I have this formula: $ C \frac{dv(t)}{d(t)} + Gv(t) = K \delta(t) $ and I have to calculate $v(0^{+})$ , given the $v(0^{-})$, without using the Laplace transformation. Could someone provide some help?

Answer 1

HINT:

For $t> 0$, it is easy to see that $v(t)=Ae^{-Gt/C}$.

where $A$ is a constant that will be found by enforcing the initial condition on $v(t)$.

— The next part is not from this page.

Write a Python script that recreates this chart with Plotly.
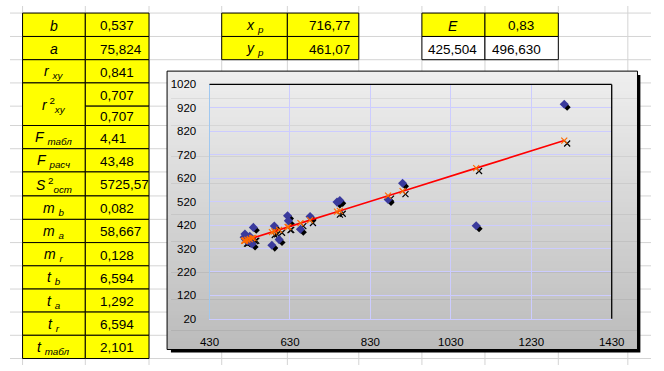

Now, note that the presence of the Dirac Delta implies theta $v'(t)$ is discontinuous at $t=0$. Formally, we can write

$$\lim_{\epsilon \to 0^+}\int_{-\epsilon}^{\epsilon}\left(Cv'(t)+Gv(t)\right)\,dt=K\lim_{\epsilon\to 0^+}\int_{-\epsilon}^{\epsilon} \delta(t) \,dt \tag1 $$

The right-hand side of $(1)$ equals $K$.

Since $v$ is continuous, the contribution from integrating $v$ vanishes as $\epsilon \to 0$.

The left-hand side is then, $Cv(0^+)-Cv(0^-)=CA-Cv(0^-)$. Now, simply solve for $A$.